Give again, exactly as written, the lines of the records below from the line with "Reproduce this chart with Plotly." to the line with "import plotly.graph_objects as go". Both end lines count; pictures do not.

| Code that draws figures |
⁂

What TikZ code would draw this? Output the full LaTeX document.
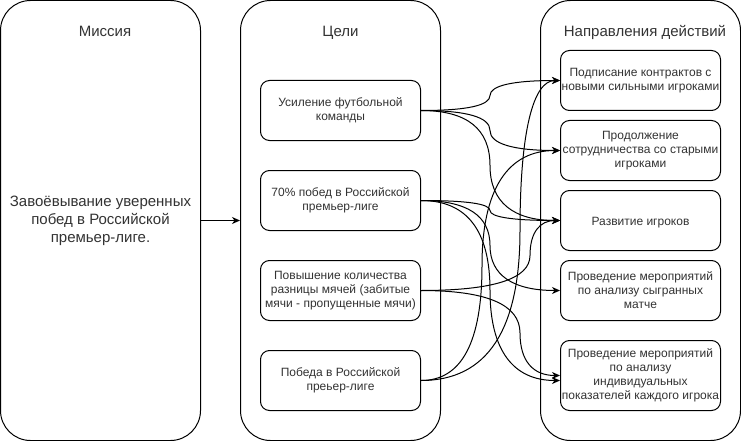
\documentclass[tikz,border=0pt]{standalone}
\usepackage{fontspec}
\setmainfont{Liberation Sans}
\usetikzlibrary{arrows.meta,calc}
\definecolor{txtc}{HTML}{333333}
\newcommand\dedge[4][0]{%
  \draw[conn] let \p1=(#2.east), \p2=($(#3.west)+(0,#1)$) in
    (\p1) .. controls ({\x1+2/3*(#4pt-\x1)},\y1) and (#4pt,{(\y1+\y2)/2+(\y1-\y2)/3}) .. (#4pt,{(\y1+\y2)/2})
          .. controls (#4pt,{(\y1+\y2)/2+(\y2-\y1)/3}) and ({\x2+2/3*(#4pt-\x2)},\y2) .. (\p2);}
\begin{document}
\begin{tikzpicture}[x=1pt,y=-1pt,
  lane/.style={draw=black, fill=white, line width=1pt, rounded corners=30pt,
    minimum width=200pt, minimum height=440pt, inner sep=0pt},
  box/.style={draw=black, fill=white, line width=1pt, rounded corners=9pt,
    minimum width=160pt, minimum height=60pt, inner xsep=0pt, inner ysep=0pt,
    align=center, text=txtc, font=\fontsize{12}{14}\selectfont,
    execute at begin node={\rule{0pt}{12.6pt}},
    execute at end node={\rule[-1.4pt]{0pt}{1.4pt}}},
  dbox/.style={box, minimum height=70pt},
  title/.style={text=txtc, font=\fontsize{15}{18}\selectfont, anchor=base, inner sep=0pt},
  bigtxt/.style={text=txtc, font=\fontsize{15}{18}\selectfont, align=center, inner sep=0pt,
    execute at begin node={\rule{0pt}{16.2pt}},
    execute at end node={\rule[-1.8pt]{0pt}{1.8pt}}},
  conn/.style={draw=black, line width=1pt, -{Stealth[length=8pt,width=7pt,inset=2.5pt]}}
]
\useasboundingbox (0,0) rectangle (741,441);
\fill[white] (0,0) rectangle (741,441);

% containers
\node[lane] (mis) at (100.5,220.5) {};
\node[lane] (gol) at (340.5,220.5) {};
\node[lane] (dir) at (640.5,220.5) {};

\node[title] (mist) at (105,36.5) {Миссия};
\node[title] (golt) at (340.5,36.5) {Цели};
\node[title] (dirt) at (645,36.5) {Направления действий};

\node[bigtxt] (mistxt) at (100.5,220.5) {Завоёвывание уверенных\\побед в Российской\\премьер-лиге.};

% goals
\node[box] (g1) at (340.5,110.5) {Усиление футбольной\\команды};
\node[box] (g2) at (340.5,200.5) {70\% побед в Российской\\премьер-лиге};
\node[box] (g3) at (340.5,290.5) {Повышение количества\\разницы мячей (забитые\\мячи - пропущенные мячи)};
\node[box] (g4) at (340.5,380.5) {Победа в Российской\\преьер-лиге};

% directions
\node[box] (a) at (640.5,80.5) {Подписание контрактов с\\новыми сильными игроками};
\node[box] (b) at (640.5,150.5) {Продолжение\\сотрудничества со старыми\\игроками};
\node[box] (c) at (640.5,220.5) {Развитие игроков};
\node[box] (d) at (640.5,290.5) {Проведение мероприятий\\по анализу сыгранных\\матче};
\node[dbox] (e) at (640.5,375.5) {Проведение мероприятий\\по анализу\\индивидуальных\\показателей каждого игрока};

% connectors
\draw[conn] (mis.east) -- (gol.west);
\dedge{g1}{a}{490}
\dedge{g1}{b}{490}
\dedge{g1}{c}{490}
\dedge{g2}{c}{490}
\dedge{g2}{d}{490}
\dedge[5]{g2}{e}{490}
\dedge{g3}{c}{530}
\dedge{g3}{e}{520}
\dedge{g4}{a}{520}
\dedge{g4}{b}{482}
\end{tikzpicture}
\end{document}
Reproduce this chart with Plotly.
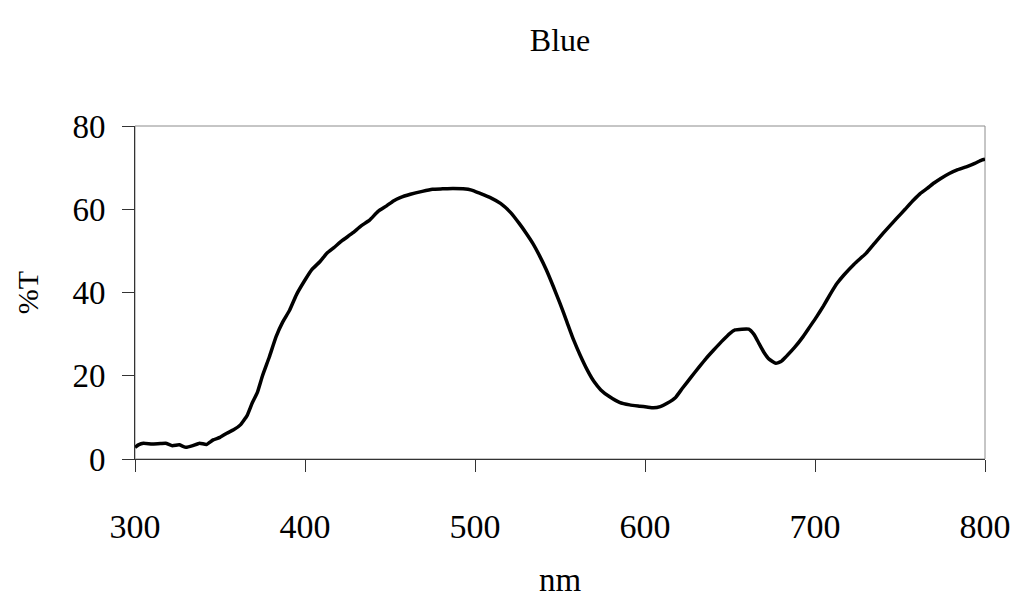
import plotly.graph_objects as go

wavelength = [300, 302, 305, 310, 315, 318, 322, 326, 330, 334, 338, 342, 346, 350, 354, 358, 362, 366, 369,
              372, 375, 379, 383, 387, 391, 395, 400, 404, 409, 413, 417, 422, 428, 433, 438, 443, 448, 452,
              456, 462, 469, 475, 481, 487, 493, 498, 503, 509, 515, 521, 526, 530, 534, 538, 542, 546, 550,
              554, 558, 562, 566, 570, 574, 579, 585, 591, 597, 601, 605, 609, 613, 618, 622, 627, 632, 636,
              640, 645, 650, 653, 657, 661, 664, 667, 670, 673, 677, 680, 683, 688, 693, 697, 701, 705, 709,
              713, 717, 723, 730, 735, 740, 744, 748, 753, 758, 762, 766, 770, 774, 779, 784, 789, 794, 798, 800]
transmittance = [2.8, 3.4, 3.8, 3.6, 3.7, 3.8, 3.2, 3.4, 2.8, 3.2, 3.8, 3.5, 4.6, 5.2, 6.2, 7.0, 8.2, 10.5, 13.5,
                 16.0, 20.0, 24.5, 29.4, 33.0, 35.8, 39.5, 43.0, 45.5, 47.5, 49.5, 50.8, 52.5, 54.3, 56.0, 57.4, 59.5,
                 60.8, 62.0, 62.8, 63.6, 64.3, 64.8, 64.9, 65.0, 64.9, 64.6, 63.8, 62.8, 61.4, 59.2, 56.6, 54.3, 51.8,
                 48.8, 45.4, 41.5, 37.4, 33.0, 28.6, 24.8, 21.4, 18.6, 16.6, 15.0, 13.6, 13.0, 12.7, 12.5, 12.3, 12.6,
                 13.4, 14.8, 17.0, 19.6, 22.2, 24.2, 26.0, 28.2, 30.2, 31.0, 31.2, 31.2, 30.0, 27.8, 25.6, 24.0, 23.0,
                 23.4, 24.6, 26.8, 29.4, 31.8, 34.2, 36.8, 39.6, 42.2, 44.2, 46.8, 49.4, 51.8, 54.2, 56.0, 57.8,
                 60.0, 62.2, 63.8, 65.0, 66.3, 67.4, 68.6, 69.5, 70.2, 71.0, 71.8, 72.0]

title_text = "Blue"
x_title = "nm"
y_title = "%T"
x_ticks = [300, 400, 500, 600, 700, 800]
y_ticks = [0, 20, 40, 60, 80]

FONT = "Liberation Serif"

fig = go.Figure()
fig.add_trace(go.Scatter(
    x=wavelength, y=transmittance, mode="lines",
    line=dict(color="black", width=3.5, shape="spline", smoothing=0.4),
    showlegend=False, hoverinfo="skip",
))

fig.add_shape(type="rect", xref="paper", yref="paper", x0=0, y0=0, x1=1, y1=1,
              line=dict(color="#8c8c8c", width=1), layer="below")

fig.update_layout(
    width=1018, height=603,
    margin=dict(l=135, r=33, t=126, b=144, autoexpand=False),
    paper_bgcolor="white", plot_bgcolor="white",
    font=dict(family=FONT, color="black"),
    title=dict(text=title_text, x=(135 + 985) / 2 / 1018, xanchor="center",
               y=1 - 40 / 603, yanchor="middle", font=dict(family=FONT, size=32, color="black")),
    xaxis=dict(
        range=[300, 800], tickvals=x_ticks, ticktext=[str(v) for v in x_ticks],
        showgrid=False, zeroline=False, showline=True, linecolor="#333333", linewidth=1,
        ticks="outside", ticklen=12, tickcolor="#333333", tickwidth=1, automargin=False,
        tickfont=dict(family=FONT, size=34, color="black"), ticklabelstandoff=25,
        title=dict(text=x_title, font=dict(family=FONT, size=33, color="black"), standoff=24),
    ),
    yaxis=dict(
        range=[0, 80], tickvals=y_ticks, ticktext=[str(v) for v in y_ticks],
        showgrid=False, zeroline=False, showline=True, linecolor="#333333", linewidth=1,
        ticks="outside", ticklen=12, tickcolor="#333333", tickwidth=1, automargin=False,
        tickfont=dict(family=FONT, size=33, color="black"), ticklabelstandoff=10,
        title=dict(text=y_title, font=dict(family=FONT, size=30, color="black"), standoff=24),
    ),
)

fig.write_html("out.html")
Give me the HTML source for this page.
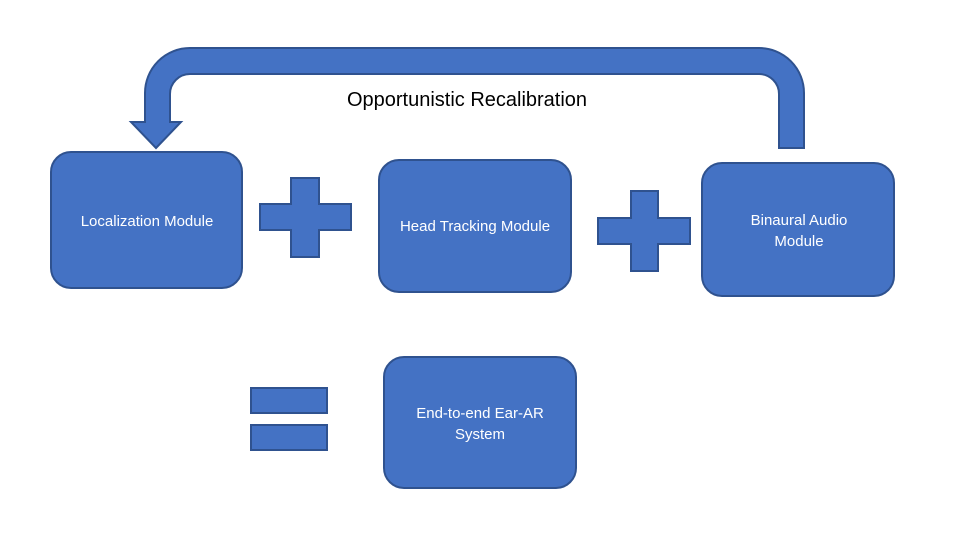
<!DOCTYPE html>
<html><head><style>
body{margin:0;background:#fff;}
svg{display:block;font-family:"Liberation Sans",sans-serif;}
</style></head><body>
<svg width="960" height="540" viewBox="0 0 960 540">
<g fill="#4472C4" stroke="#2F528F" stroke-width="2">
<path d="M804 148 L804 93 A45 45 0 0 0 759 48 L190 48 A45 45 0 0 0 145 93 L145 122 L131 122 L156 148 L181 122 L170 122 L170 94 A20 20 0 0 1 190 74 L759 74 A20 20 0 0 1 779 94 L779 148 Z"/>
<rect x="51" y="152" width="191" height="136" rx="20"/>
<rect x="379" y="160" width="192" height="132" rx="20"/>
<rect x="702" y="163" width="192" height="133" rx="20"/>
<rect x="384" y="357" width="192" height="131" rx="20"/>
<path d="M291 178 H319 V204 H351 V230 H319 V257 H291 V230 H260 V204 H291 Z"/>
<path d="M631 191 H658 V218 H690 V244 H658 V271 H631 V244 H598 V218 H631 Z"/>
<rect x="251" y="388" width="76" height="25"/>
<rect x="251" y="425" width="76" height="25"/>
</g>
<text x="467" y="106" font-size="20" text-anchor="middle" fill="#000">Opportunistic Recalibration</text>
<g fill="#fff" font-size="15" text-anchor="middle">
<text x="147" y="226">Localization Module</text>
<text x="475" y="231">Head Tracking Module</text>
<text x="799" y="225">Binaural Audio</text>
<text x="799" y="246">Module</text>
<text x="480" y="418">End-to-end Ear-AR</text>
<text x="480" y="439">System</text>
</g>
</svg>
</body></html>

⁂

| RESPONSE TO THIS TASK |
Reproduce this chart with Plotly.
import plotly.graph_objects as go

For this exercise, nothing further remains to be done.